-- Data excerpts --
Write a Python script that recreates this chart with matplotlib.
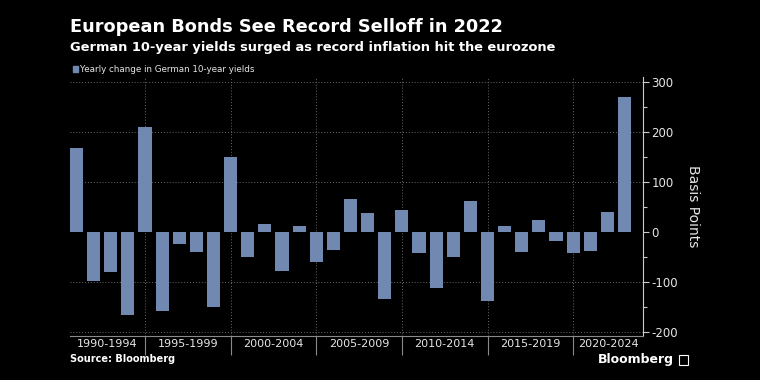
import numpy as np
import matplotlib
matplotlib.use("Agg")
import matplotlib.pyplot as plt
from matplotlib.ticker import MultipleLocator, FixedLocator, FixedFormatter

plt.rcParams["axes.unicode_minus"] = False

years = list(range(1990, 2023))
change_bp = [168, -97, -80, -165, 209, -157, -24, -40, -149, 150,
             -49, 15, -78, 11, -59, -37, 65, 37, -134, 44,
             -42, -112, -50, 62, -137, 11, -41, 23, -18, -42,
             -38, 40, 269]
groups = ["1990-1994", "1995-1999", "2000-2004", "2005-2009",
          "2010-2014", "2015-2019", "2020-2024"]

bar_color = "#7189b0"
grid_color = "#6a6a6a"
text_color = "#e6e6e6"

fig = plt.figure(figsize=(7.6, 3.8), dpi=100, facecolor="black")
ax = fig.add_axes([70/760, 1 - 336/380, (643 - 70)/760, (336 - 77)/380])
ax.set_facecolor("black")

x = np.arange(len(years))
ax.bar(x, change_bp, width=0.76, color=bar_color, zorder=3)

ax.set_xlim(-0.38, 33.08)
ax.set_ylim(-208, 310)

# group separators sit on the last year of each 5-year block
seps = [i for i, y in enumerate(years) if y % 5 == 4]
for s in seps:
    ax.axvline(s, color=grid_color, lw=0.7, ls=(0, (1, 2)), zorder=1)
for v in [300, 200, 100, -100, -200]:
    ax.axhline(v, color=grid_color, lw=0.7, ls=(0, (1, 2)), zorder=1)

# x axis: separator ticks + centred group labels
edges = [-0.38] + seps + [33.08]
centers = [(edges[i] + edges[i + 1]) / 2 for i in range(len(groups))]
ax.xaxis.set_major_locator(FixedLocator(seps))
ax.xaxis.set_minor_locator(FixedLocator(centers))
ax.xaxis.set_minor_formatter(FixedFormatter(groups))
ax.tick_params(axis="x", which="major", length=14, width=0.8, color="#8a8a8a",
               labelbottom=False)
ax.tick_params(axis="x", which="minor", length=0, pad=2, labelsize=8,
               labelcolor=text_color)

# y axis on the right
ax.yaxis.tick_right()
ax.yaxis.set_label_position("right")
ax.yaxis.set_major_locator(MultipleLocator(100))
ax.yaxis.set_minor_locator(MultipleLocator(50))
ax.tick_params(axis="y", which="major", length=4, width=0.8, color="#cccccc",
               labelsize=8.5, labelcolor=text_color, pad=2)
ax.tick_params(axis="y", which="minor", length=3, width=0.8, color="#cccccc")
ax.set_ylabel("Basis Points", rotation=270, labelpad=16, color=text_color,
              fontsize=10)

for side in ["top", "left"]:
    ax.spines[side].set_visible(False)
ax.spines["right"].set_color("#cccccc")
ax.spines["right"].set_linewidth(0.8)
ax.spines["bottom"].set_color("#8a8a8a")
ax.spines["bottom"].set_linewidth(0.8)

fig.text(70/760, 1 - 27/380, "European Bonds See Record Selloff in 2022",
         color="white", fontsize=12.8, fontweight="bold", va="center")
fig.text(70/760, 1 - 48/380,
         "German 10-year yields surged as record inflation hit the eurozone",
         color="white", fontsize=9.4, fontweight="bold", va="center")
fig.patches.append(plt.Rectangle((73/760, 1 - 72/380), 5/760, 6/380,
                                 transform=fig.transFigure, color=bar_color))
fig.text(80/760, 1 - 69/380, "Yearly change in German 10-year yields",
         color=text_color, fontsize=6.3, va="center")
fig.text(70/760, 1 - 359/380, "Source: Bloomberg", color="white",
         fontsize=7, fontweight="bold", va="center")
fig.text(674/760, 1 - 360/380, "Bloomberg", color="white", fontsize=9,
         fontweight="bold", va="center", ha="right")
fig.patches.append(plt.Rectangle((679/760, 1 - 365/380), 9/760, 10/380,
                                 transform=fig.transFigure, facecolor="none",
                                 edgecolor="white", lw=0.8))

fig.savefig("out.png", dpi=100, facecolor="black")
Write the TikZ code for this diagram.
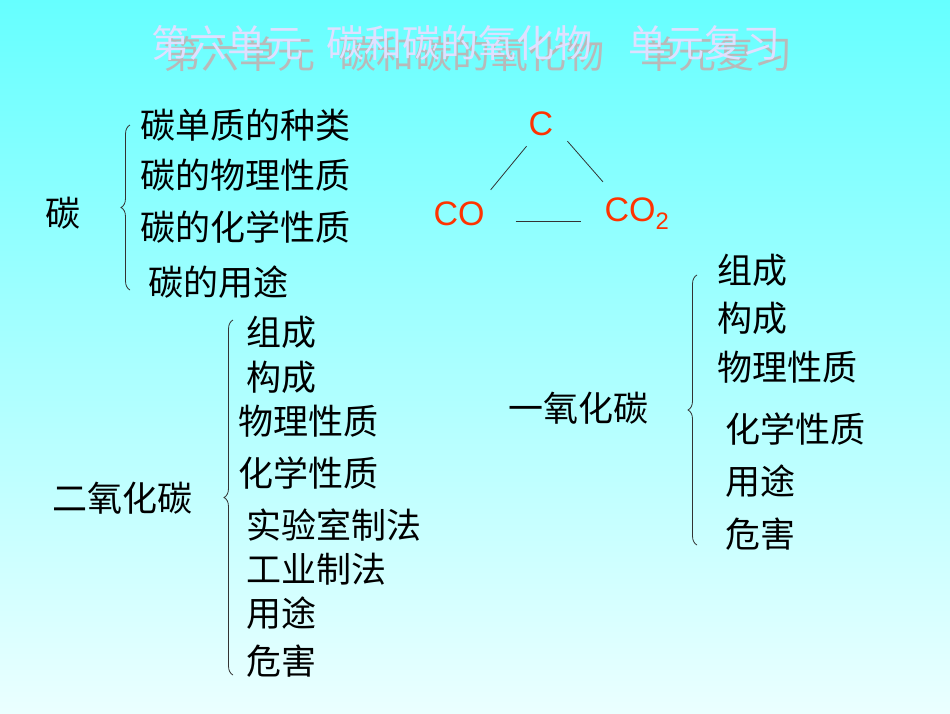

-- Aim --
Restate the whole listing above exactly, please, omitting every image.

-- Final result --
Write a Python script that recreates this chart with matplotlib.
import numpy as np
import matplotlib
matplotlib.use("Agg")
import matplotlib.pyplot as plt
from matplotlib.ticker import MultipleLocator, FixedLocator, FixedFormatter

plt.rcParams["axes.unicode_minus"] = False

years = list(range(1990, 2023))
change_bp = [168, -97, -80, -165, 209, -157, -24, -40, -149, 150,
             -49, 15, -78, 11, -59, -37, 65, 37, -134, 44,
             -42, -112, -50, 62, -137, 11, -41, 23, -18, -42,
             -38, 40, 269]
groups = ["1990-1994", "1995-1999", "2000-2004", "2005-2009",
          "2010-2014", "2015-2019", "2020-2024"]

bar_color = "#7189b0"
grid_color = "#6a6a6a"
text_color = "#e6e6e6"

fig = plt.figure(figsize=(7.6, 3.8), dpi=100, facecolor="black")
ax = fig.add_axes([70/760, 1 - 336/380, (643 - 70)/760, (336 - 77)/380])
ax.set_facecolor("black")

x = np.arange(len(years))
ax.bar(x, change_bp, width=0.76, color=bar_color, zorder=3)

ax.set_xlim(-0.38, 33.08)
ax.set_ylim(-208, 310)

# group separators sit on the last year of each 5-year block
seps = [i for i, y in enumerate(years) if y % 5 == 4]
for s in seps:
    ax.axvline(s, color=grid_color, lw=0.7, ls=(0, (1, 2)), zorder=1)
for v in [300, 200, 100, -100, -200]:
    ax.axhline(v, color=grid_color, lw=0.7, ls=(0, (1, 2)), zorder=1)

# x axis: separator ticks + centred group labels
edges = [-0.38] + seps + [33.08]
centers = [(edges[i] + edges[i + 1]) / 2 for i in range(len(groups))]
ax.xaxis.set_major_locator(FixedLocator(seps))
ax.xaxis.set_minor_locator(FixedLocator(centers))
ax.xaxis.set_minor_formatter(FixedFormatter(groups))
ax.tick_params(axis="x", which="major", length=14, width=0.8, color="#8a8a8a",
               labelbottom=False)
ax.tick_params(axis="x", which="minor", length=0, pad=2, labelsize=8,
               labelcolor=text_color)

# y axis on the right
ax.yaxis.tick_right()
ax.yaxis.set_label_position("right")
ax.yaxis.set_major_locator(MultipleLocator(100))
ax.yaxis.set_minor_locator(MultipleLocator(50))
ax.tick_params(axis="y", which="major", length=4, width=0.8, color="#cccccc",
               labelsize=8.5, labelcolor=text_color, pad=2)
ax.tick_params(axis="y", which="minor", length=3, width=0.8, color="#cccccc")
ax.set_ylabel("Basis Points", rotation=270, labelpad=16, color=text_color,
              fontsize=10)

for side in ["top", "left"]:
    ax.spines[side].set_visible(False)
ax.spines["right"].set_color("#cccccc")
ax.spines["right"].set_linewidth(0.8)
ax.spines["bottom"].set_color("#8a8a8a")
ax.spines["bottom"].set_linewidth(0.8)

fig.text(70/760, 1 - 27/380, "European Bonds See Record Selloff in 2022",
         color="white", fontsize=12.8, fontweight="bold", va="center")
fig.text(70/760, 1 - 48/380,
         "German 10-year yields surged as record inflation hit the eurozone",
         color="white", fontsize=9.4, fontweight="bold", va="center")
fig.patches.append(plt.Rectangle((73/760, 1 - 72/380), 5/760, 6/380,
                                 transform=fig.transFigure, color=bar_color))
fig.text(80/760, 1 - 69/380, "Yearly change in German 10-year yields",
         color=text_color, fontsize=6.3, va="center")
fig.text(70/760, 1 - 359/380, "Source: Bloomberg", color="white",
         fontsize=7, fontweight="bold", va="center")
fig.text(674/760, 1 - 360/380, "Bloomberg", color="white", fontsize=9,
         fontweight="bold", va="center", ha="right")
fig.patches.append(plt.Rectangle((679/760, 1 - 365/380), 9/760, 10/380,
                                 transform=fig.transFigure, facecolor="none",
                                 edgecolor="white", lw=0.8))

fig.savefig("out.png", dpi=100, facecolor="black")
Write the TikZ code for this diagram.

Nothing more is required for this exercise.